> _Provided material_:
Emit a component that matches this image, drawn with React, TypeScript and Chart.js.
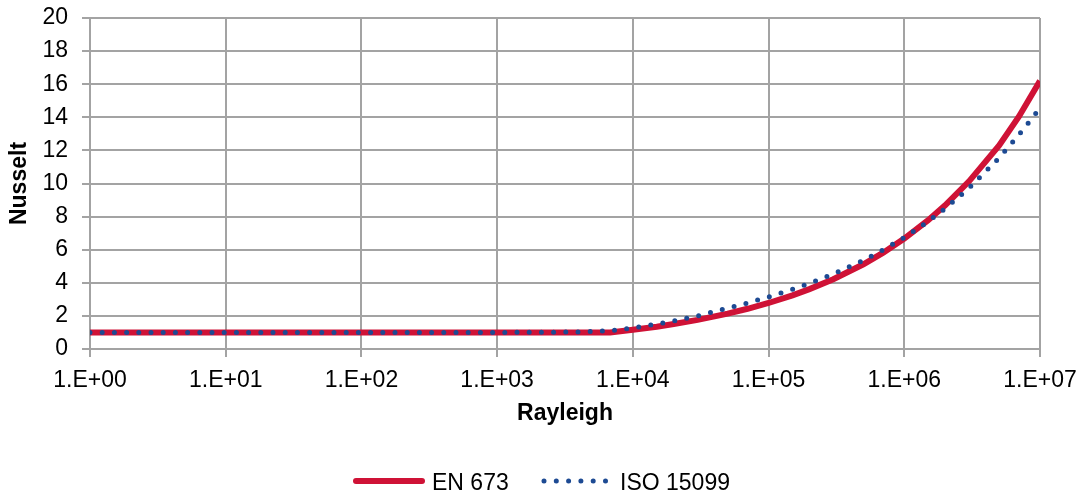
import { useEffect, useRef } from "react";
import { Chart, registerables } from "chart.js";

Chart.register(...registerables);

const FONT = "'Liberation Sans', Arial, Helvetica, sans-serif";

// Decade tick values and their labels on the Rayleigh axis
const xTickValues = [1, 10, 100, 1e3, 1e4, 1e5, 1e6, 1e7];
const xTickLabels = ["1.E+00", "1.E+01", "1.E+02", "1.E+03", "1.E+04", "1.E+05", "1.E+06", "1.E+07"];

// EN 673 series
const enRa = [1, 10, 100, 1000, 6800, 1e4, 1.5e4, 2e4, 3e4, 5e4, 7e4, 1e5, 1.5e5, 2e5, 3e5, 5e5, 7e5, 1e6, 1.5e6, 2e6, 3e6, 5e6, 7e6, 1e7];
const enNu = [1, 1, 1, 1, 1, 1.16, 1.35, 1.51, 1.76, 2.14, 2.43, 2.78, 3.24, 3.62, 4.22, 5.12, 5.82, 6.67, 7.78, 8.68, 10.13, 12.3, 14.05, 16.2];

// ISO 15099 series
const isoRa = [1, 10, 100, 1000, 2000, 3000, 4000, 5000, 7000, 1e4, 1.5e4, 2e4, 3e4, 5e4, 7e4, 1e5, 1.5e5, 2e5, 3e5, 5e5, 7e5, 1e6, 1.5e6, 2e6, 3e6, 5e6, 7e6, 1e7];
const isoNu = [1, 1, 1, 1, 1.01, 1.02, 1.03, 1.06, 1.12, 1.27, 1.5, 1.69, 2.0, 2.47, 2.78, 3.15, 3.6, 3.96, 4.53, 5.36, 5.99, 6.74, 7.71, 8.49, 9.72, 11.55, 12.95, 14.55];

const seriesNames = ["EN 673", "ISO 15099"];
const RED = "#CF1236";
const BLUE = "#1D4A93";
const GRID = "#A3A3A3";

export default function App() {
  const ref = useRef<HTMLCanvasElement>(null);

  useEffect(() => {
    if (!ref.current) return;

    const legendPlugin = {
      id: "customLegend",
      afterDraw(chart: any) {
        const ctx = chart.ctx as CanvasRenderingContext2D;
        ctx.save();
        const y = 481;
        // EN 673
        ctx.strokeStyle = RED;
        ctx.lineWidth = 6;
        ctx.lineCap = "round";
        ctx.setLineDash([]);
        ctx.beginPath();
        ctx.moveTo(356, y);
        ctx.lineTo(422, y);
        ctx.stroke();
        // ISO 15099
        ctx.strokeStyle = BLUE;
        ctx.lineWidth = 5;
        ctx.setLineDash([0, 12.3]);
        ctx.beginPath();
        ctx.moveTo(544, y);
        ctx.lineTo(607, y);
        ctx.stroke();
        ctx.setLineDash([]);
        ctx.fillStyle = "#000";
        ctx.font = `23px ${FONT}`;
        ctx.textBaseline = "alphabetic";
        ctx.textAlign = "left";
        ctx.fillText(seriesNames[0], 432, 489.5);
        ctx.fillText(seriesNames[1], 620, 489.5);
        ctx.restore();
      },
    };

    const chart = new Chart(ref.current, {
      type: "line",
      data: {
        datasets: [
          {
            label: seriesNames[0],
            data: enRa.map((x, i) => ({ x, y: enNu[i] })),
            borderColor: RED,
            backgroundColor: RED,
            borderWidth: 6,
            pointRadius: 0,
            tension: 0,
            order: 2,
          },
          {
            label: seriesNames[1],
            data: isoRa.map((x, i) => ({ x, y: isoNu[i] })),
            borderColor: BLUE,
            backgroundColor: BLUE,
            borderWidth: 5,
            borderDash: [0, 12.2],
            borderCapStyle: "round",
            pointRadius: 0,
            tension: 0,
            order: 1,
          },
        ],
      },
      options: {
        responsive: false,
        animation: false,
        devicePixelRatio: 1,
        layout: { padding: { top: 18, right: 44, left: 0, bottom: 60 } },
        plugins: {
          legend: { display: false },
          tooltip: { enabled: false },
        },
        scales: {
          x: {
            type: "logarithmic",
            min: 1,
            max: 1e7,
            afterBuildTicks: (scale: any) => {
              scale.ticks = xTickValues.map((v) => ({ value: v }));
            },
            afterFit: (scale: any) => {
              scale.height = 86;
              scale.paddingLeft = 0;
              scale.paddingRight = 0;
            },
            ticks: {
              autoSkip: false,
              maxRotation: 0,
              padding: 10,
              color: "#000",
              font: { family: FONT, size: 23 },
              callback: (v: any) => {
                const idx = xTickValues.indexOf(Number(v));
                return idx >= 0 ? xTickLabels[idx] : "";
              },
            },
            grid: { color: GRID, lineWidth: 2, tickLength: 8, drawTicks: true },
            border: { color: GRID, width: 2 },
            title: {
              display: true,
              text: "Rayleigh",
              color: "#000",
              font: { family: FONT, size: 23, weight: "bold" },
              padding: { top: 0, bottom: 8 },
            },
          },
          y: {
            min: 0,
            max: 20,
            afterFit: (scale: any) => {
              scale.width = 90;
              scale.paddingTop = 0;
              scale.paddingBottom = 0;
            },
            ticks: {
              stepSize: 2,
              padding: 14,
              color: "#000",
              font: { family: FONT, size: 23 },
            },
            grid: { color: GRID, lineWidth: 2, tickLength: 8, drawTicks: true },
            border: { color: GRID, width: 2 },
            title: {
              display: true,
              text: "Nusselt",
              color: "#000",
              font: { family: FONT, size: 23, weight: "bold" },
              padding: { top: 6, bottom: 0 },
            },
          },
        },
      },
      plugins: [legendPlugin],
    } as any);

    return () => chart.destroy();
  }, []);

  return (
    <div style={{ position: "absolute", left: 0, top: 0, width: 1084, height: 495, background: "#fff" }}>
      <canvas ref={ref} width={1084} height={495} />
    </div>
  );
}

> _What you should do_:
Quote, please, every line of the material above from its start through the line that has "11.55, 12.95, 14.55];", reproducing the words exactly and dropping any images.

> _Expected answer_:
Emit a component that matches this image, drawn with React, TypeScript and Chart.js.
import { useEffect, useRef } from "react";
import { Chart, registerables } from "chart.js";

Chart.register(...registerables);

const FONT = "'Liberation Sans', Arial, Helvetica, sans-serif";

// Decade tick values and their labels on the Rayleigh axis
const xTickValues = [1, 10, 100, 1e3, 1e4, 1e5, 1e6, 1e7];
const xTickLabels = ["1.E+00", "1.E+01", "1.E+02", "1.E+03", "1.E+04", "1.E+05", "1.E+06", "1.E+07"];

// EN 673 series
const enRa = [1, 10, 100, 1000, 6800, 1e4, 1.5e4, 2e4, 3e4, 5e4, 7e4, 1e5, 1.5e5, 2e5, 3e5, 5e5, 7e5, 1e6, 1.5e6, 2e6, 3e6, 5e6, 7e6, 1e7];
const enNu = [1, 1, 1, 1, 1, 1.16, 1.35, 1.51, 1.76, 2.14, 2.43, 2.78, 3.24, 3.62, 4.22, 5.12, 5.82, 6.67, 7.78, 8.68, 10.13, 12.3, 14.05, 16.2];

// ISO 15099 series
const isoRa = [1, 10, 100, 1000, 2000, 3000, 4000, 5000, 7000, 1e4, 1.5e4, 2e4, 3e4, 5e4, 7e4, 1e5, 1.5e5, 2e5, 3e5, 5e5, 7e5, 1e6, 1.5e6, 2e6, 3e6, 5e6, 7e6, 1e7];
const isoNu = [1, 1, 1, 1, 1.01, 1.02, 1.03, 1.06, 1.12, 1.27, 1.5, 1.69, 2.0, 2.47, 2.78, 3.15, 3.6, 3.96, 4.53, 5.36, 5.99, 6.74, 7.71, 8.49, 9.72, 11.55, 12.95, 14.55];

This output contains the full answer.